▶ Task statement
Return all of the data exactly, with nothing left out but the pictures.

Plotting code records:
───
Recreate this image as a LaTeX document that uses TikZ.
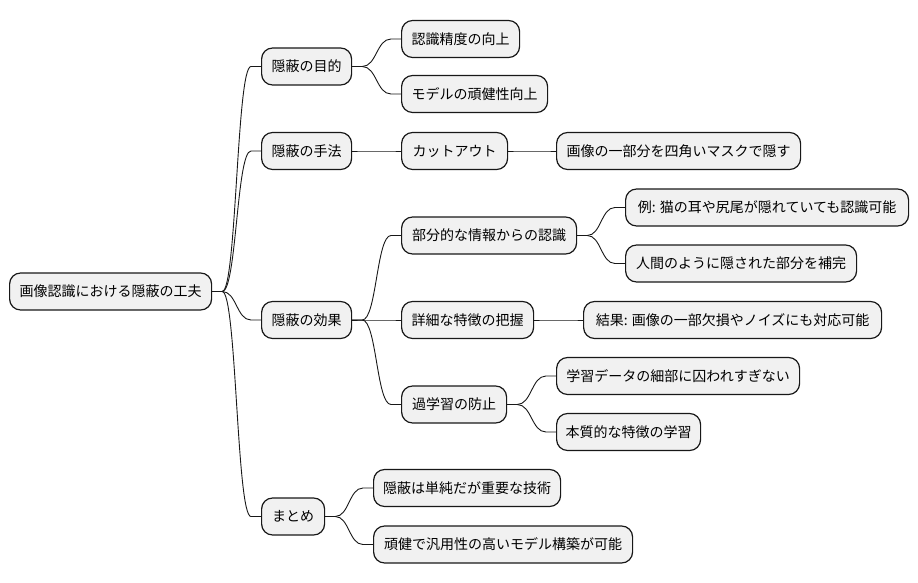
\documentclass[tikz,border=0pt]{standalone}
\usepackage{fontspec}
\setmainfont{Noto Sans CJK JP}
\usetikzlibrary{calc}
\definecolor{boxfill}{HTML}{F1F1F1}
\definecolor{boxline}{HTML}{181818}
\tikzset{
  mmbox/.style={draw=boxline, line width=1.2pt, fill=boxfill, rounded corners=11pt,
    minimum height=37pt, inner xsep=0pt, inner ysep=0pt, anchor=west,
    font=\fontsize{14pt}{16pt}\selectfont, text=black},
  mmline/.style={draw=boxline, line width=0.9pt}
}
\newcommand{\mmnode}[5]{\node[mmbox, minimum width=#3pt-#2pt] (#1) at (#2pt,-#4pt) {#5};}
\newcommand{\mmconn}[2]{%
  \path (#1.east) ++(10pt,0) coordinate (cs);
  \path (#2.west) ++(-10pt,0) coordinate (ce);
  \coordinate (cm) at ($(cs)!0.5!(ce)$);
  \draw[mmline] (#1.east) -- (cs) .. controls (cm |- cs) and (cm |- ce) .. (ce) -- (#2.west);
}
\begin{document}
\begin{tikzpicture}[x=1pt,y=1pt]
\useasboundingbox (0,0) rectangle (918,-583);
\mmnode{root}{9}{211}{291.5}{画像認識における隠蔽の工夫}
\mmnode{ma}{261}{351}{66.5}{隠蔽の目的}
\mmnode{maa}{401}{519}{39}{認識精度の向上}
\mmnode{mab}{401}{547}{94}{モデルの頑健性向上}
\mmnode{mb}{261}{351}{151}{隠蔽の手法}
\mmnode{mba}{401}{507}{151}{カットアウト}
\mmnode{mbb}{556}{800}{151}{画像の一部分を四角いマスクで隠す}
\mmnode{mc}{261}{351}{320}{隠蔽の効果}
\mmnode{mca}{401}{576}{235.5}{部分的な情報からの認識}
\mmnode{mcaa}{625}{908}{207.5}{例: 猫の耳や尻尾が隠れていても認識可能}
\mmnode{mcab}{625}{856}{263.5}{人間のように隠された部分を補完}
\mmnode{mcb}{401}{533}{320}{詳細な特徴の把握}
\mmnode{mcba}{583}{881}{320}{結果: 画像の一部欠損やノイズにも対応可能}
\mmnode{mcc}{401}{506}{404.5}{過学習の防止}
\mmnode{mcca}{556}{799}{376}{学習データの細部に囚われすぎない}
\mmnode{mccb}{556}{700}{432}{本質的な特徴の学習}
\mmnode{md}{261}{324}{516.5}{まとめ}
\mmnode{mda}{373}{560}{488}{隠蔽は単純だが重要な技術}
\mmnode{mdb}{373}{632}{544.5}{頑健で汎用性の高いモデル構築が可能}
\mmconn{root}{ma}
\mmconn{root}{mb}
\mmconn{root}{mc}
\mmconn{root}{md}
\mmconn{ma}{maa}
\mmconn{ma}{mab}
\mmconn{mb}{mba}
\mmconn{mba}{mbb}
\mmconn{mc}{mca}
\mmconn{mc}{mcb}
\mmconn{mc}{mcc}
\mmconn{mca}{mcaa}
\mmconn{mca}{mcab}
\mmconn{mcb}{mcba}
\mmconn{mcc}{mcca}
\mmconn{mcc}{mccb}
\mmconn{md}{mda}
\mmconn{md}{mdb}
\end{tikzpicture}
\end{document}
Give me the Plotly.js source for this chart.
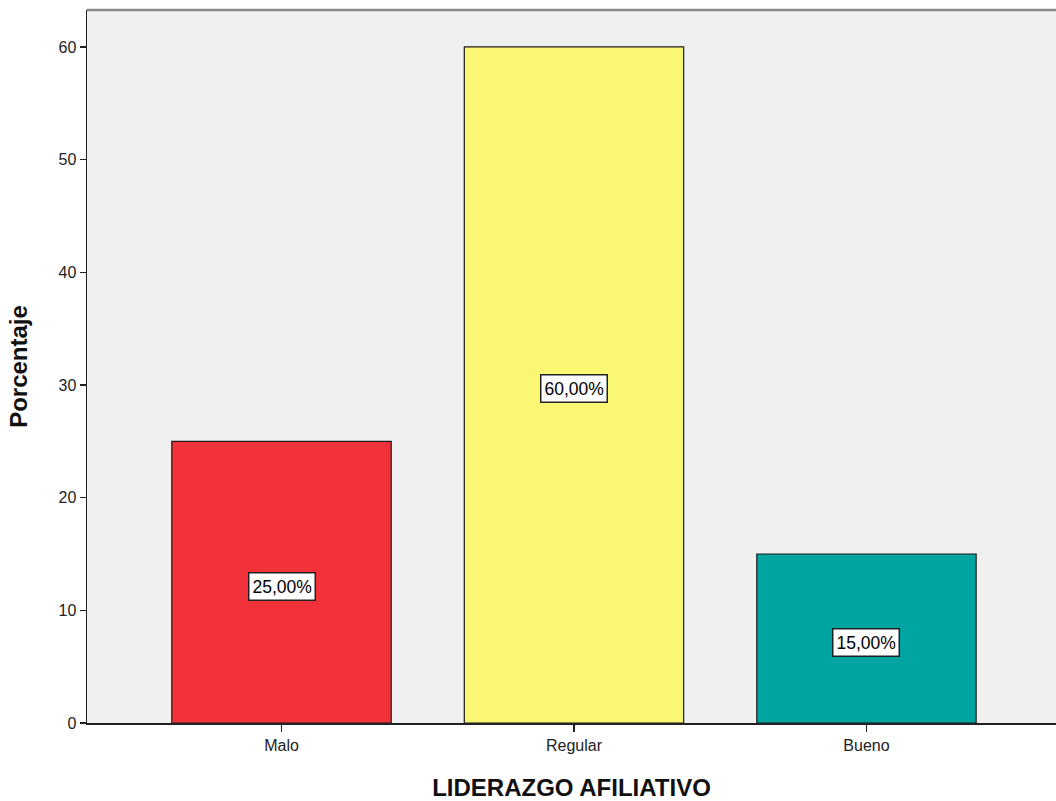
───
▶ The result
Recreate this image as a LaTeX document that uses TikZ.
\documentclass[tikz,border=0pt]{standalone}
\usepackage{fontspec}
\setmainfont{Noto Sans CJK JP}
\usetikzlibrary{calc}
\definecolor{boxfill}{HTML}{F1F1F1}
\definecolor{boxline}{HTML}{181818}
\tikzset{
  mmbox/.style={draw=boxline, line width=1.2pt, fill=boxfill, rounded corners=11pt,
    minimum height=37pt, inner xsep=0pt, inner ysep=0pt, anchor=west,
    font=\fontsize{14pt}{16pt}\selectfont, text=black},
  mmline/.style={draw=boxline, line width=0.9pt}
}
\newcommand{\mmnode}[5]{\node[mmbox, minimum width=#3pt-#2pt] (#1) at (#2pt,-#4pt) {#5};}
\newcommand{\mmconn}[2]{%
  \path (#1.east) ++(10pt,0) coordinate (cs);
  \path (#2.west) ++(-10pt,0) coordinate (ce);
  \coordinate (cm) at ($(cs)!0.5!(ce)$);
  \draw[mmline] (#1.east) -- (cs) .. controls (cm |- cs) and (cm |- ce) .. (ce) -- (#2.west);
}
\begin{document}
\begin{tikzpicture}[x=1pt,y=1pt]
\useasboundingbox (0,0) rectangle (918,-583);
\mmnode{root}{9}{211}{291.5}{画像認識における隠蔽の工夫}
\mmnode{ma}{261}{351}{66.5}{隠蔽の目的}
\mmnode{maa}{401}{519}{39}{認識精度の向上}
\mmnode{mab}{401}{547}{94}{モデルの頑健性向上}
\mmnode{mb}{261}{351}{151}{隠蔽の手法}
\mmnode{mba}{401}{507}{151}{カットアウト}
\mmnode{mbb}{556}{800}{151}{画像の一部分を四角いマスクで隠す}
\mmnode{mc}{261}{351}{320}{隠蔽の効果}
\mmnode{mca}{401}{576}{235.5}{部分的な情報からの認識}
\mmnode{mcaa}{625}{908}{207.5}{例: 猫の耳や尻尾が隠れていても認識可能}
\mmnode{mcab}{625}{856}{263.5}{人間のように隠された部分を補完}
\mmnode{mcb}{401}{533}{320}{詳細な特徴の把握}
\mmnode{mcba}{583}{881}{320}{結果: 画像の一部欠損やノイズにも対応可能}
\mmnode{mcc}{401}{506}{404.5}{過学習の防止}
\mmnode{mcca}{556}{799}{376}{学習データの細部に囚われすぎない}
\mmnode{mccb}{556}{700}{432}{本質的な特徴の学習}
\mmnode{md}{261}{324}{516.5}{まとめ}
\mmnode{mda}{373}{560}{488}{隠蔽は単純だが重要な技術}
\mmnode{mdb}{373}{632}{544.5}{頑健で汎用性の高いモデル構築が可能}
\mmconn{root}{ma}
\mmconn{root}{mb}
\mmconn{root}{mc}
\mmconn{root}{md}
\mmconn{ma}{maa}
\mmconn{ma}{mab}
\mmconn{mb}{mba}
\mmconn{mba}{mbb}
\mmconn{mc}{mca}
\mmconn{mc}{mcb}
\mmconn{mc}{mcc}
\mmconn{mca}{mcaa}
\mmconn{mca}{mcab}
\mmconn{mcb}{mcba}
\mmconn{mcc}{mcca}
\mmconn{mcc}{mccb}
\mmconn{md}{mda}
\mmconn{md}{mdb}
\end{tikzpicture}
\end{document}
Give me the Plotly.js source for this chart.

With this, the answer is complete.